Unless chosen otherwise, deflection, omega and velocity is set to zero and theta is set to 1(normalized to pi).

Example

>>> import jax
>>> import exciting_environments as excenvs
>>>
>>> # Create the environment
>>> env= excenvs.make('CartPole-v0',batch_size=2,l=3,m_c=4,max_force=30)
>>>
>>> # Reset the environment with default initial values
>>> env.reset()
>>>
>>> # Sample a random action
>>> action = env.action_space.sample(jax.random.PRNGKey(6))
>>>
>>> # Perform step
>>> obs,reward,terminated,truncated,info= env.step(action)
>>>
Parameters
  • batch_size (int) – Number of training examples utilized in one iteration. Default: 8

  • mu_p (float) – Coefficient of friction of pole on cart. Default: 0

  • mu_c (float) – Coefficient of friction of cart on track. Default: 0

  • l (float) – Half-pole length. Default: 1

  • m_c (float) – Mass of the cart. Default: 1

  • m_p (float) – Mass of the pole. Default: 1

  • max_force (float) – Maximum force that can be applied to the system as action. Default: 20

  • reward_func (function) – Reward function for training. Needs Observation-Matrix and Action as Parameters. Default: None (default_reward_func from class)
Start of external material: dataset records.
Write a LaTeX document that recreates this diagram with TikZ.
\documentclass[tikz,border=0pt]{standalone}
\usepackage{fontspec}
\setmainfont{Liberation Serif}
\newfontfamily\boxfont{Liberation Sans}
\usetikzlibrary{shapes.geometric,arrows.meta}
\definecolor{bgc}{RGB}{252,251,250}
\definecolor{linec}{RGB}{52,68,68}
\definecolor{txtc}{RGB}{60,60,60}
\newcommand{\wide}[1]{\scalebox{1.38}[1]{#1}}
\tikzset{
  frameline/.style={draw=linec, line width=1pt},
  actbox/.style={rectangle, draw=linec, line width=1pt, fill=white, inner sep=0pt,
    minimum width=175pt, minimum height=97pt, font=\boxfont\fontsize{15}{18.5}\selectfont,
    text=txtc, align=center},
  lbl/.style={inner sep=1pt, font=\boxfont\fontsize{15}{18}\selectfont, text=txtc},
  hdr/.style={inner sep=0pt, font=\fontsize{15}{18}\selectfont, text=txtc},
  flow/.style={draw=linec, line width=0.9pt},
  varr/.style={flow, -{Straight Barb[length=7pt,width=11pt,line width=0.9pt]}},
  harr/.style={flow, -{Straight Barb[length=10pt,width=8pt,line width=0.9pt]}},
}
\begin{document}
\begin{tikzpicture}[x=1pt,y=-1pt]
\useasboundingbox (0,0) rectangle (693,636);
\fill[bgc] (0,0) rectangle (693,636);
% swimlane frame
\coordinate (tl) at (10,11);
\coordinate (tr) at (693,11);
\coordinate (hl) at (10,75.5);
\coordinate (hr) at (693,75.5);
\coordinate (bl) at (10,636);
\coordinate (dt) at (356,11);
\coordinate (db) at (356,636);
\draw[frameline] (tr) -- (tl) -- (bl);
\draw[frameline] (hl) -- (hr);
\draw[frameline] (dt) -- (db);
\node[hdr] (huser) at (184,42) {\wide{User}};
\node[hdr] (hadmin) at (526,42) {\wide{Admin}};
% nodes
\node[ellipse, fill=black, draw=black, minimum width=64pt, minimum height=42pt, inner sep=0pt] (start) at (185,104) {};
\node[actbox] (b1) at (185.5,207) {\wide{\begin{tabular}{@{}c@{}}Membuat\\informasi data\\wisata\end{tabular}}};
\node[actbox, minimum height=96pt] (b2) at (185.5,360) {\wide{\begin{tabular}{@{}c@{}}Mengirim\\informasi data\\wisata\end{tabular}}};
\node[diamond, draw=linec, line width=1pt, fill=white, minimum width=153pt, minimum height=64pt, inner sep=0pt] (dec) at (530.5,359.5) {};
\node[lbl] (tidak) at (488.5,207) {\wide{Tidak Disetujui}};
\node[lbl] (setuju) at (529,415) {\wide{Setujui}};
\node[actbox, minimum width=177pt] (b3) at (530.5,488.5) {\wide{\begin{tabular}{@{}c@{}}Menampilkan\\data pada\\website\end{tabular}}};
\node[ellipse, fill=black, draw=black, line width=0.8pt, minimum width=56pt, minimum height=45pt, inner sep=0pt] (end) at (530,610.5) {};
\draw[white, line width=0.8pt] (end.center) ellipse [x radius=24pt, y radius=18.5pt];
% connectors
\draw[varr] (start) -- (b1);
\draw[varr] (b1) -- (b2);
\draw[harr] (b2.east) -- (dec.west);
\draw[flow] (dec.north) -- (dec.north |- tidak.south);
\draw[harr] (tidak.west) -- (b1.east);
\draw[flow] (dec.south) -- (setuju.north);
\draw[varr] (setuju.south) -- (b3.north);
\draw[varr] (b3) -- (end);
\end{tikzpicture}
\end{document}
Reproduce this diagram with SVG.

  • g (float) – Gravitational acceleration. Default: 9.81

  • tau (float) – Duration of one control step in seconds. Default: 1e-4.

  • constraints (array) – Constraints for states [‘deflection’,’velocity’,’omega’] (array with length 3). Default: [10,10,10]

Note: mu_p, mu_c, l, m_c, m_p and max_force can also be passed as lists with the length of the batch_size to set different parameters per batch. In addition to that constraints can also be passed as a list of lists with length 3 to set different constraints per batch.